I’m not going to tell you to find someone to hold your hand even when it’s callused or scabbed. You’ve already been told that, and that doesn’t mean it always goes well, or will provide what you need.
Instead, I’m going to tell you to learn to respect your own scabs, to find elegance and utility in the way your calluses grip a pull-up bar or coffee mug. To not think twice before wearing shorts when there are chain grease stripes, scabs and bruises on your legs. It’s far too easy to fear someone else’s split-second judgment about your scars or calluses or the shape of your muscles. But, while someone else may shake your hand for five seconds, you wear and carry it always. You are the one who watches your fingers nimbly hop the keys of your keyboard as you type, lift the spoon in your breakfast each morning, and gently comb out your hair each night. As you work to modify yourself with your mind, recall that your body is doing the same, and respect your scabs.
I live and it falls out everywhere and spills out over the sides and leaks forth from the speakers on my desk and my own lips and it seeps into the words I say and the manner in which I dress, the way I stand and how I make eye contact. It shapes the expression on my face and the thoughts tucked away below my crazy hair and the way my hands slide from the table to my pockets and back again.
I would like you to live also. I would like you to stop feeling obliged to grumble “good-morning-how-are-you” to me as we trade shifts in the bathroom in the morning, and replace this with you telling me what’s on your mind or something about your family or your dog or the abandoned city park a block away from where you grew up. I would like to have lunch with you, with conversation as the main dish.
But you’re right when you think that I live too much, with too much accidental and messy flourish. I would like a jar for my emotions that I can open up and fish around in at will, in which I can trade stress or aggravation or sadness for calm at a moment’s notice, each feeling just a tiny paper slip. I would like to not feel solitude as a sort of persistent dark itch. I want to put on composure with good posture and grace, thin and sheer as silk.
I’m trying to, but I don’t think I can. Most of me just wants to reach out my hand to (somewhat uncomfortably) pull you along with me, downwards, and to hear you laugh, a real warm laugh that rings, along the way. I’d rather take you with me, for this strange thing called living. But I don’t think I can. Instead, I open the bathroom door. Good morning, I’m doing pretty well, and I hope you are too.

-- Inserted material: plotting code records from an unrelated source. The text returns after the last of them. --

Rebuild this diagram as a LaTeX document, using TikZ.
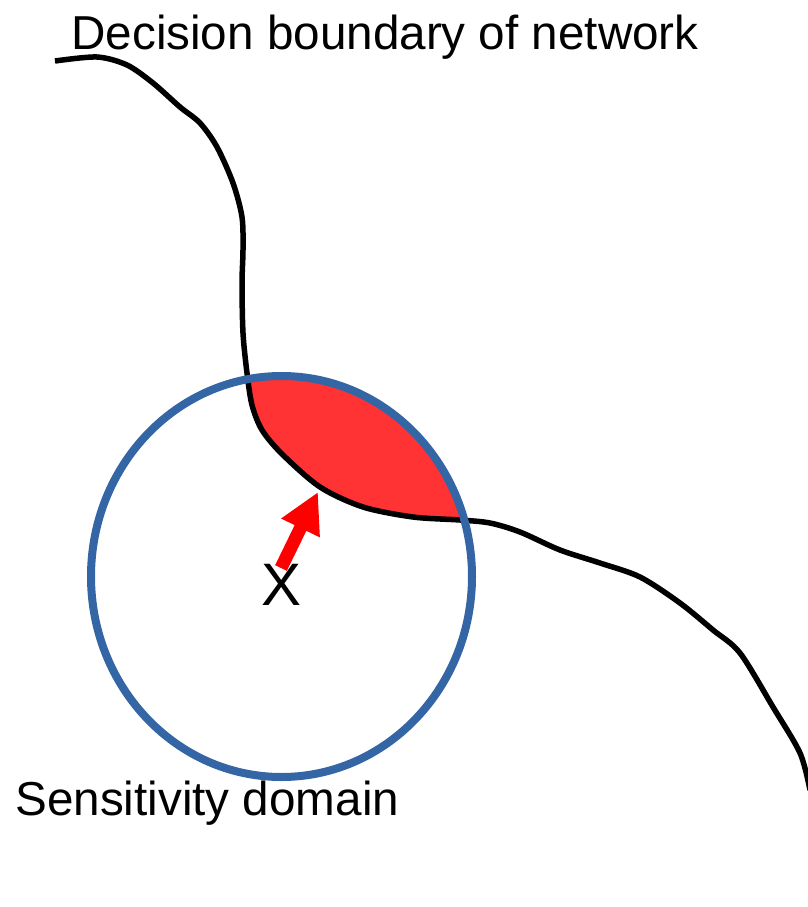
\documentclass[tikz,border=0pt]{standalone}
\usepackage{fontspec}
\setmainfont{Liberation Sans}
\usetikzlibrary{arrows.meta}
\definecolor{domainblue}{HTML}{3465A4}
\definecolor{lensred}{HTML}{FF3333}
\tikzset{
  label text/.style={font=\fontsize{27.1pt}{32pt}\selectfont, inner sep=0pt},
  boundary/.style={line width=1.1mm, black, line join=round},
}
\begin{document}
\begin{tikzpicture}[x=0.2mm,y=-0.2mm]
				\useasboundingbox (0,0) rectangle (808,907);
				% Red lens between circle and boundary
				\begin{scope}
				\clip (281.5,576.5) ellipse [x radius=190.5, y radius=200.5];
				\fill[lensred] plot[smooth] coordinates {(55,61) (97,57) (127,65) (153,83) (180,107) (200,123) (217,147) (233,183) (242,217) (243,250) (242,283) (243,333) (247,373) (252,405) (262,430) (282,454) (320,487) (363,507) (413,517) (460,520) (490,523) (520,532) (560,550) (600,563) (640,577) (680,603) (713,630) (740,653) (773,707) (800,753) (810,790)} -- (810,0) -- (55,0) -- cycle;
				\end{scope}
				% Decision boundary
				\draw[boundary] plot[smooth] coordinates {(55,61) (97,57) (127,65) (153,83) (180,107) (200,123) (217,147) (233,183) (242,217) (243,250) (242,283) (243,333) (247,373) (252,405) (262,430) (282,454) (320,487) (363,507) (413,517) (460,520) (490,523) (520,532) (560,550) (600,563) (640,577) (680,603) (713,630) (740,653) (773,707) (800,753) (810,790)};
				% Sensitivity domain
				\draw[domainblue, line width=1.6mm] (281.5,576.5) ellipse [x radius=190.5, y radius=200.5];
				% Point x and step towards boundary
				\node[label text, font=\fontsize{34.1pt}{40pt}\selectfont, anchor=base] (xpoint) at (281,605) {X};
				\coordinate (xfoot) at (281,568);
				\coordinate (xhead) at (318,492);
				\draw[red, line width=2.6mm, -{Triangle[length=8mm,width=8mm]}] (xfoot) -- (xhead);
				% Labels
				\node[label text, anchor=base west] (boundarylabel) at (71,49) {Decision boundary of network};
				\node[label text, anchor=base west] (domainlabel) at (15,815) {Sensitivity domain};
\end{tikzpicture}
\end{document}
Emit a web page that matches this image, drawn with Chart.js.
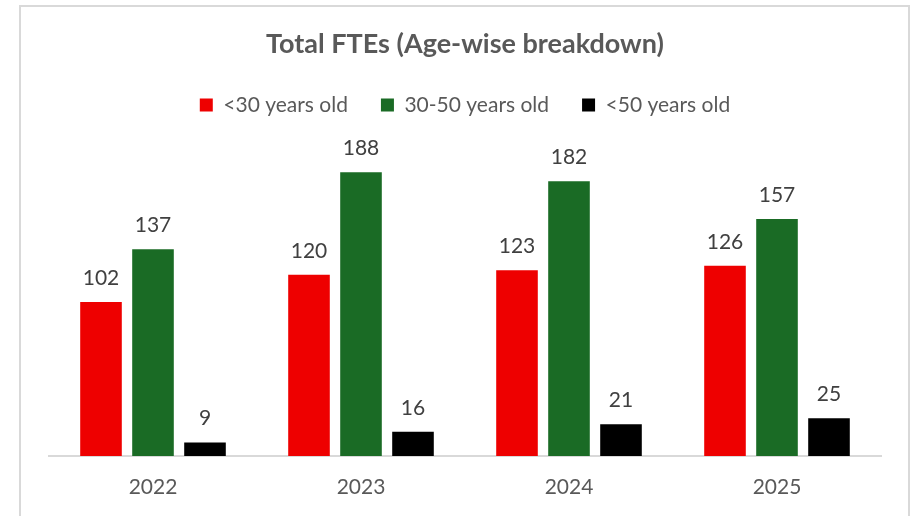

“Just look natural,” I say, picking up my camera phone from the diner table, wanting to capture the radiant warmth that glows off her soft face.
Her face falls, her skin pales. She presses up the corners of her mouth like each is capped with a lead weight, a Herculean effort, and she tucks her chin down as if she’s ashamed.
I study words late into the night, poring over stacks of maroon- and evergreen-bound library books under my yellowing desk light, but I am yet to find a way to tell someone that “Just Look Natural,” spilling uncontrollably from my lips in admiration, isn’t something I feel I have to say conforming to society’s slapped-on apology for telling us that we aren’t beautiful as we are, but something that overflows from me, overcomes me, when I see her push her glossy hair back and laugh at a typo or a silly name on a sign on the subway.
She asks me not to post the photos, and I agree. They plaster my mind, though, filling the dark corners with the light and warmth of her dark brown eyes, and her laugh, a mere note different from my own.